We’re a very mathy family. We all learned math the way human beings learn things — that is, by making it a fun part of our everyday activities. But this year, my daughter is a guinea pig for the new national experiment that is called the Common Core standards. Her class is using a new curriculum designed specifically for the Common Core, “My Math,” and she hates it. I’m hearing her say, “I don’t like math,” and I’m concerned. She still likes math, really, but only when we mess around with it as a family. Her homework is procrastination and resentment and sometimes tears.
The Common Core standards came to us by a fairly strange route. Sixty people wrote them without public input, and only one of them was a teacher. And there’s a lot of controversy surrounding the Common Core, particularly the assessments designed for them.
I’m trying to keep an open mind. As one of my kids’ teachers told me, they’re simply one more set of standards. I do like one thing about these new standards: they tell us what our kids are supposed to be learning.
But what exactly are they supposed to be learning? Mathematical reasoning, the boring way. What makes it boring is the frequent testing to make sure kids have learned each individual concept, which appears to mean that each individual concept takes priority over a holistic understanding. Even worse: there is national pressure to base teachers’ job evaluations on kids’ mastery of these standards.
Also, it looks a lot like math fact fluency is being pushed aside. I’ve looked at the standards many times, and they do say what kind of fluency kids are supposed to have, but as one standard among many. And I’m not seeing it in the curriculum. My kids, and other kids whose parents I’ve talked to, are not getting the five minutes of math fact practice per day that they need to learn the facts.

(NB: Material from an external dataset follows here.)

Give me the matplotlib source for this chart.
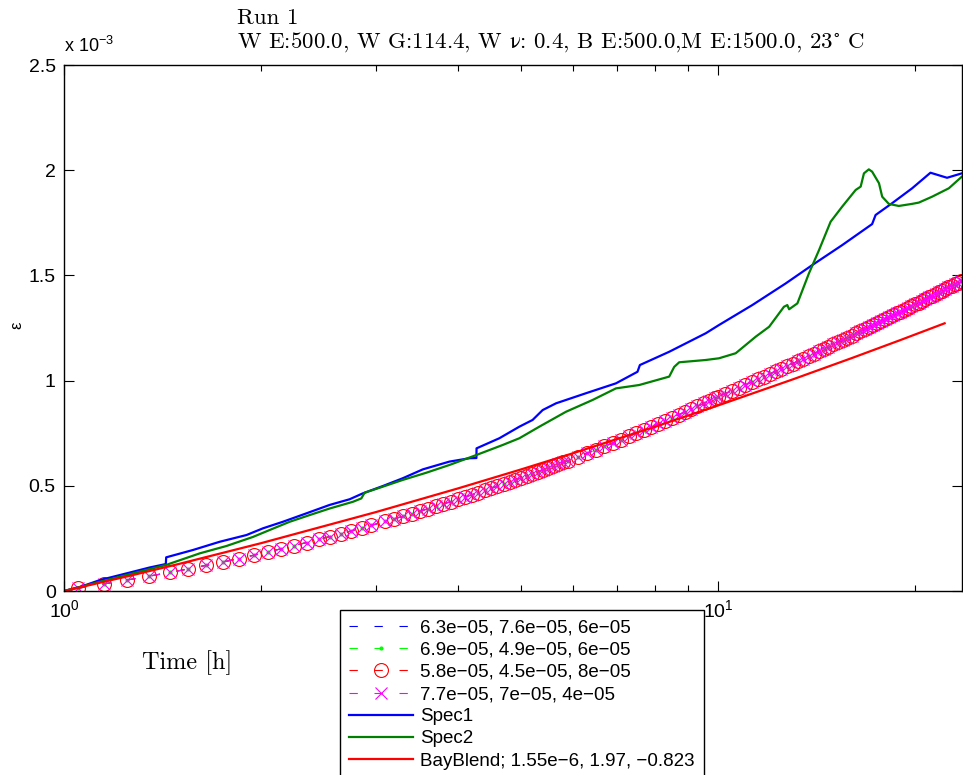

And here are some examples of math lessons that teach to these standards. The National Education Association (NEA) teamed up with some company or other to bring together lots of teachers to share the curriculum that they use in classrooms. So this curriculum is free online for browsing, which makes it a godsend for parents who want to understand what their kids are learning in class. I keep looking and looking for math fact fluency exercises, but I’m not seeing them.
I do realize that there are lots of things I don’t understand about the standards, the way they’re being implemented in curriculum, and the way my kids’ teachers are handling them in class.
But I sure am sorry my daughter has to be the guinea pig.